Alongside propaganda activities, the Communications Directorate also deals with the distribution of press cards and national and international press accreditation affairs. However, in line with the fundamental right of press freedom, these should never be brought together. We have been debating this aspect since its inception. On accessing the news and announcements section of the Directorate of Communications’ site, even though most of them are the President’s, the Director of Communication’s pronouncements also strike the eye. A spin doctor never declares his own opinions. Nevertheless, as the occasion demands, Fahrettin Altun condemns Macron or takes photographs at a rally. Indeed, at the outset of the epidemic, that is in days in which the greatest need was felt for strategic communications activities, he becomes news with the pergola he had constructed in the field beside his house. Could Fahrettin Altun himself be in need of a spin doctor? The latter could, for example, make some such comment as, “It would be better not to get into the land business in such times, boss. The part of the press we cannot control will report on this.”
Let us return to our basic question. What does this retasking harbinger? The following two are significant:
“Taking stock of the psychological defamation, propaganda and perception operation activities waged against the Republic of Turkey, to counter all manner of manipulation and disinformation.”
“In the event of crisis, disaster, state of emergency and the imminent threat of war, mobilization and war, to engage in strategic communications and crisis management activities to attain the aims and goals the state has set.”
Let us start with the first. How is a unit created virtually by name as a directorate of propaganda going to engage in countering propaganda activities and who is it going to be able to convince in international relations, and how?

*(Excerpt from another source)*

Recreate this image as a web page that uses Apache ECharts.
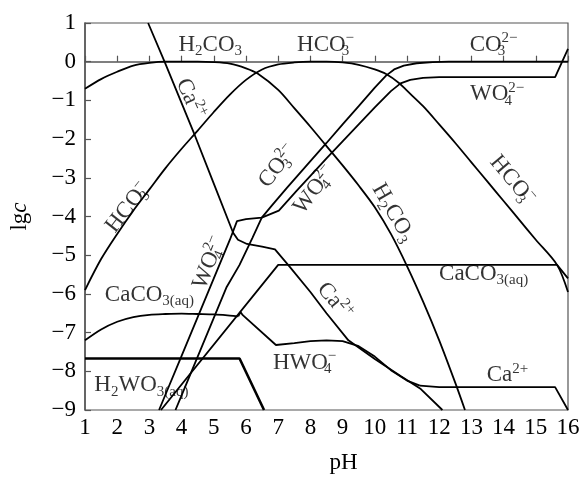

To the best of our knowledge there is no crisis in the country; I mean, at the very least, Minister of Treasury and Finance Berat Albayrak tells us there is not. In such cases as disaster, state of emergency, etc. there is a wealth of available measures at the government’s disposal, not least reporting bans.
There is an item in which I think the answer to the question lies concealed:
“Analyzing the internal and external threats facing the Republic of Turkey, to implement the necessary measures in terms of strategic communications and crisis management.”
With the success of propaganda in the international arena limited to the institution’s structure and its managers’ skills, we can more or less guess what measures the Communications Directorate, which forever dishes out fines to certain journalists by means of the Public Advertising Agency attached to it, may resort to against “internal threatening elements.” As such, this retasking is preparing the statutory infrastructure for a new period of censorship we will soon be faced with. However, will the granting of such broad authority to a civil servant who although appointed does not refrain from acting like a politician be to the AKP’s advantage? Not according to Chomsky.